9.0 Alpha/Beta Tertiary Structure

Alpha/beta tertiary structural domains occur in proteins with one domain (eg. adenylate kinase, carboxypeptidase, thioredoxin, subtilisin, and triosephosphate isomerase), and occurs at least once in proteins with two domains (eg. lactate dehydrogenase, malate dehydrogenase, and alcohol dehydrogenase), or three domains (eg. Tyr-tRNA synthetase and glutathione reductase). Here are the main points...

• Most frequent domain class

• The beta strands making up these domains are all essentially parallel (although do sometimes have mixed beta sheets)

• Alpha helices and beta strands tend to alternate along the polypeptide chain

• Consists of an 'outer layer' of alpha helices and an 'inner core' of beta sheets

• Presence of recognised supersecondary motifs primarily beta-alpha-beta motifs and the beta-alpha-beta-alpha-beta motif (otherwise known as the Rossmann fold)

• loop regions joining the secondary structural elements within this domain often form binding areas or crevices for active sites or ligand binding. If the loop acts as an active site in an enzyme then the enzyme activity and specificity seems to be determined by the length and composition of the loop.
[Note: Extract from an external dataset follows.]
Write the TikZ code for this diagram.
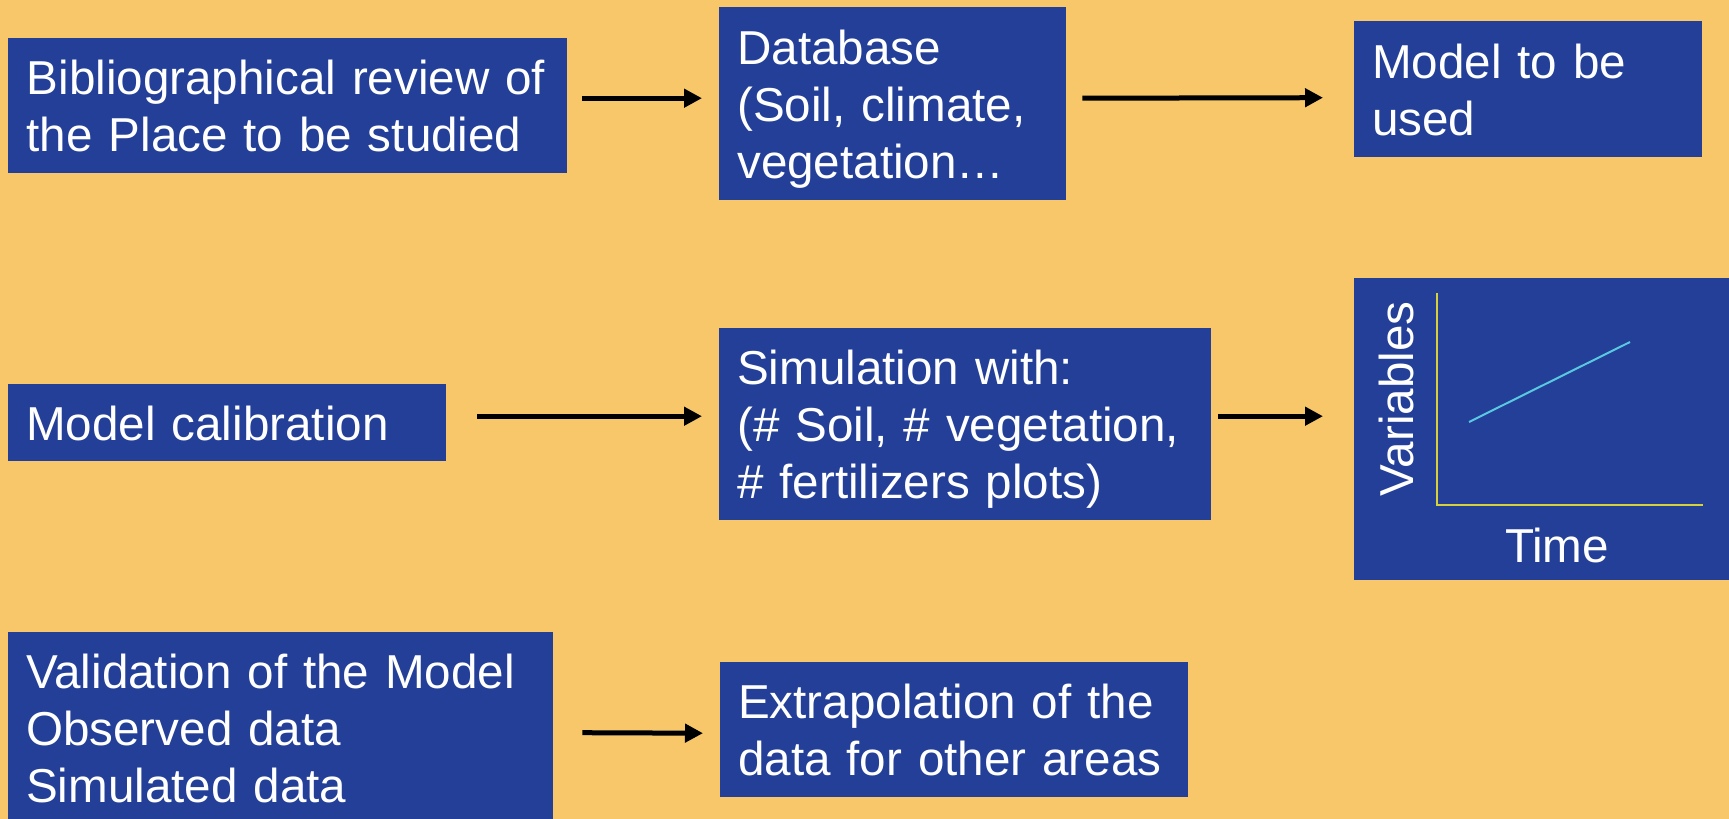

• There are presently (as of version 1.39) about 84 subclasses listed in SCOP for this domain, and some examples of these are outlined below.

9.1 Alpha/beta barrel

Figure 9.1 shows that beta strands essentially form a barrel (with a hydrophobic core in the centre of the barrel) surrounded by alpha helices which run parallel to the axis of the barrel.

This domain structure is also called 'singly wound' because of the one-way direction of the sheets and the way the helices are oriented around the sheets as shown in Figure 9.2

One of the largest domain structures - need about 200 residues to form the domain with a minimum of about 8 beta strands

Quite a few glycolytic and transport proteins have this structure eg.triosephosphate isomerase (Figure 9.1), pyruvate kinase, aldolase, phosphoglucomutase, enolase, ribulose bisphosphate carboxylase, glycolate oxidase.

The active site of this structure is in a pocket (or funnel) formed from the loop regions that connect carboxy ends the beta strands with the adjacent alpha helices - Figure 9.3

Often seen as the active site domain in multi-domain proteins

9.2 n-layer Sandwich

This domain describes the structure where the beta sheet and alpha helices are arranged in 'layers' similar to a multi-layered sandwich.

The number 'n' indicates the layers of either beta sheets or alpha helices and generally ranges from 2 to 4.

The 2 layer sandwich has a beta sheet and alpha helix in two layers (beta|alpha). The 3 layer sandwich can have either (alpha|beta|alpha) or beta|beta|alpha in the three layers. The 4 layer sandwich usually has the alpha|beta|beta|alpha in the layers.

Quite a few glycolytic and transport proteins have this structure including: lactate dehydrogenase, flavodoxin, phosphogycerate mutase and hexokinase

Figure 9.4 shows the three layer sandwich of carboxy lyase.

This domain structure is also called 'doubly wound' because of the two-way direction of the sheets and the way the helices are oriented to one either side of the sheets as shown in Figure 9.5

9.3 Alpha/beta horseshoe

As the name suggest this structure resembles a 'horseshoe'.

This domain has an ordered, and tightly curved, beta sheet surrounded by alpha helices which run antiparallel to the strands.

Figure 9.6 shows this domain in ribonuclease inhibitor.